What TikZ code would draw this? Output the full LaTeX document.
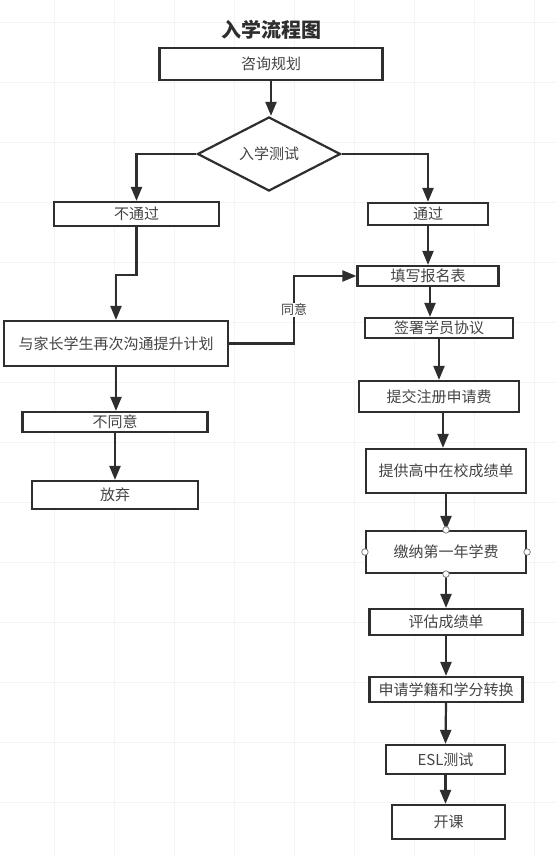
\documentclass[tikz,border=0pt]{standalone}
\usepackage{fontspec}
\setmainfont{Noto Sans CJK SC}
\usetikzlibrary{shapes.geometric,arrows.meta}
\definecolor{linegray}{HTML}{2E2E2E}
\definecolor{textgray}{HTML}{444444}
\definecolor{gridgray}{HTML}{F4F4F4}
\tikzset{
    box/.style ={
        shape=rectangle,
        draw=linegray,
        line width=2.2pt,
        fill=white,
        text=textgray,
        inner sep=0pt,
        font=\fontsize{15}{18}\selectfont
    },
    decision/.style ={
        shape=diamond,
        draw=linegray,
        line width=2.2pt,
        fill=white,
        text=textgray,
        inner sep=0pt,
        font=\fontsize{15}{18}\selectfont
    },
    arr/.style ={
        draw=linegray,
        line width=2.2pt,
        -{Triangle[length=14pt,width=11pt]}
    },
    handle/.style ={
        shape=circle,
        draw=gray,
        fill=white,
        line width=0.8pt,
        inner sep=0pt,
        minimum size=6.5pt
    },
    lbl/.style ={
        fill=white,
        text=textgray,
        inner sep=1pt,
        font=\fontsize{13}{15}\selectfont
    }
}

\begin{document}
\begin{tikzpicture}[x=1pt,y=-1pt]
    \useasboundingbox[fill=white] (0,0) rectangle (556,856);
    % background grid
    \foreach \gx in {54,114,...,534}
        \draw[gridgray,line width=0.5pt] (\gx,0) -- (\gx,856);
    \foreach \gy in {22,82,...,862}
        \draw[gridgray,line width=0.5pt] (0,\gy) -- (556,\gy);

    \node[font=\fontsize{20}{24}\selectfont\bfseries,text=linegray] (title) at (271,30) {入学流程图};
    \node[box,minimum width=223pt,minimum height=32pt] (zixun) at (271,64) {咨询规划};
    \node[decision,minimum width=143pt,minimum height=74pt] (ceshi) at (269,154) {入学测试};
    % left branch
    \node[box,minimum width=165pt,minimum height=24pt] (butongguo) at (136.5,214) {不通过};
    \node[box,minimum width=224pt,minimum height=45pt] (goutong) at (116,343.5) {与家长学生再次沟通提升计划};
    \node[box,minimum width=185pt,minimum height=20pt] (butongyi) at (115,422) {不同意};
    \node[box,minimum width=166pt,minimum height=28pt] (fangqi) at (115,495) {放弃};
    % right branch
    \node[box,minimum width=120pt,minimum height=22pt] (tongguo) at (428,214) {通过};
    \node[box,minimum width=141pt,minimum height=20pt] (tianxie) at (428,276) {填写报名表};
    \node[box,minimum width=148pt,minimum height=20pt] (qianshu) at (439,328) {签署学员协议};
    \node[box,minimum width=160pt,minimum height=31pt] (tijiao) at (439,396.5) {提交注册申请费};
    \node[box,minimum width=160pt,minimum height=44pt] (tigong) at (446,471) {提供高中在校成绩单};
    \node[box,minimum width=160pt,minimum height=42pt] (jiaona) at (446,552) {缴纳第一年学费};
    \node[box,minimum width=153pt,minimum height=26pt] (pinggu) at (446,622) {评估成绩单};
    \node[box,minimum width=153pt,minimum height=25pt] (shenqing) at (446,689.5) {申请学籍和学分转换};
    \node[box,minimum width=119pt,minimum height=29pt] (esl) at (445.5,759.5) {ESL测试};
    \node[box,minimum width=113pt,minimum height=34pt] (kaike) at (448.5,822) {开课};

    \draw[arr] (zixun.south) -- (zixun.south |- ceshi.north);
    \draw[arr] (ceshi.west) -| (butongguo.north);
    \draw[arr] (ceshi.east) -| (tongguo.north);
    \draw[arr] (butongguo.south) -- ++(0,48) -| (goutong.north);
    \draw[arr] (goutong.east) -- ++(65,0) |- (tianxie.west) node[lbl,pos=0.25] {同意};
    \draw[arr] (goutong.south) -- (goutong.south |- butongyi.north);
    \draw[arr] (butongyi.south) -- (fangqi.north);
    \draw[arr] (tongguo.south) -- (tianxie.north);
    \draw[arr] (tianxie.south) ++(2,0) coordinate (txout) -- (txout |- qianshu.north);
    \draw[arr] (qianshu.south) -- (tijiao.north);
    \draw[arr] (tijiao.south) ++(4,0) coordinate (tjout) -- (tjout |- tigong.north);
    \draw[arr] (tigong.south) -- (jiaona.north);
    \draw[arr] (jiaona.south) -- (pinggu.north);
    \draw[arr] (pinggu.south) -- (shenqing.north);
    \draw[arr] (shenqing.south) -- (esl.north);
    \draw[arr] (esl.south) -- (esl.south |- kaike.north);
    % selection handles
    \foreach \an in {north,south,east,west}
        \node[handle] at (jiaona.\an) {};
\end{tikzpicture}
\end{document}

-.-.-

• _Prompt_
Reproduce the material word for word, minus the images.

• _The response_
What TikZ code would draw this? Output the full LaTeX document.
\documentclass[tikz,border=0pt]{standalone}
\usepackage{fontspec}
\setmainfont{Noto Sans CJK SC}
\usetikzlibrary{shapes.geometric,arrows.meta}
\definecolor{linegray}{HTML}{2E2E2E}
\definecolor{textgray}{HTML}{444444}
\definecolor{gridgray}{HTML}{F4F4F4}
\tikzset{
    box/.style ={
        shape=rectangle,
        draw=linegray,
        line width=2.2pt,
        fill=white,
        text=textgray,
        inner sep=0pt,
        font=\fontsize{15}{18}\selectfont
    },
    decision/.style ={
        shape=diamond,
        draw=linegray,
        line width=2.2pt,
        fill=white,
        text=textgray,
        inner sep=0pt,
        font=\fontsize{15}{18}\selectfont
    },
    arr/.style ={
        draw=linegray,
        line width=2.2pt,
        -{Triangle[length=14pt,width=11pt]}
    },
    handle/.style ={
        shape=circle,
        draw=gray,
        fill=white,
        line width=0.8pt,
        inner sep=0pt,
        minimum size=6.5pt
    },
    lbl/.style ={
        fill=white,
        text=textgray,
        inner sep=1pt,
        font=\fontsize{13}{15}\selectfont
    }
}

\begin{document}
\begin{tikzpicture}[x=1pt,y=-1pt]
    \useasboundingbox[fill=white] (0,0) rectangle (556,856);
    % background grid
    \foreach \gx in {54,114,...,534}
        \draw[gridgray,line width=0.5pt] (\gx,0) -- (\gx,856);
    \foreach \gy in {22,82,...,862}
        \draw[gridgray,line width=0.5pt] (0,\gy) -- (556,\gy);

    \node[font=\fontsize{20}{24}\selectfont\bfseries,text=linegray] (title) at (271,30) {入学流程图};
    \node[box,minimum width=223pt,minimum height=32pt] (zixun) at (271,64) {咨询规划};
    \node[decision,minimum width=143pt,minimum height=74pt] (ceshi) at (269,154) {入学测试};
    % left branch
    \node[box,minimum width=165pt,minimum height=24pt] (butongguo) at (136.5,214) {不通过};
    \node[box,minimum width=224pt,minimum height=45pt] (goutong) at (116,343.5) {与家长学生再次沟通提升计划};
    \node[box,minimum width=185pt,minimum height=20pt] (butongyi) at (115,422) {不同意};
    \node[box,minimum width=166pt,minimum height=28pt] (fangqi) at (115,495) {放弃};
    % right branch
    \node[box,minimum width=120pt,minimum height=22pt] (tongguo) at (428,214) {通过};
    \node[box,minimum width=141pt,minimum height=20pt] (tianxie) at (428,276) {填写报名表};
    \node[box,minimum width=148pt,minimum height=20pt] (qianshu) at (439,328) {签署学员协议};
    \node[box,minimum width=160pt,minimum height=31pt] (tijiao) at (439,396.5) {提交注册申请费};
    \node[box,minimum width=160pt,minimum height=44pt] (tigong) at (446,471) {提供高中在校成绩单};
    \node[box,minimum width=160pt,minimum height=42pt] (jiaona) at (446,552) {缴纳第一年学费};
    \node[box,minimum width=153pt,minimum height=26pt] (pinggu) at (446,622) {评估成绩单};
    \node[box,minimum width=153pt,minimum height=25pt] (shenqing) at (446,689.5) {申请学籍和学分转换};
    \node[box,minimum width=119pt,minimum height=29pt] (esl) at (445.5,759.5) {ESL测试};
    \node[box,minimum width=113pt,minimum height=34pt] (kaike) at (448.5,822) {开课};

    \draw[arr] (zixun.south) -- (zixun.south |- ceshi.north);
    \draw[arr] (ceshi.west) -| (butongguo.north);
    \draw[arr] (ceshi.east) -| (tongguo.north);
    \draw[arr] (butongguo.south) -- ++(0,48) -| (goutong.north);
    \draw[arr] (goutong.east) -- ++(65,0) |- (tianxie.west) node[lbl,pos=0.25] {同意};
    \draw[arr] (goutong.south) -- (goutong.south |- butongyi.north);
    \draw[arr] (butongyi.south) -- (fangqi.north);
    \draw[arr] (tongguo.south) -- (tianxie.north);
    \draw[arr] (tianxie.south) ++(2,0) coordinate (txout) -- (txout |- qianshu.north);
    \draw[arr] (qianshu.south) -- (tijiao.north);
    \draw[arr] (tijiao.south) ++(4,0) coordinate (tjout) -- (tjout |- tigong.north);
    \draw[arr] (tigong.south) -- (jiaona.north);
    \draw[arr] (jiaona.south) -- (pinggu.north);
    \draw[arr] (pinggu.south) -- (shenqing.north);
    \draw[arr] (shenqing.south) -- (esl.north);
    \draw[arr] (esl.south) -- (esl.south |- kaike.north);
    % selection handles
    \foreach \an in {north,south,east,west}
        \node[handle] at (jiaona.\an) {};
\end{tikzpicture}
\end{document}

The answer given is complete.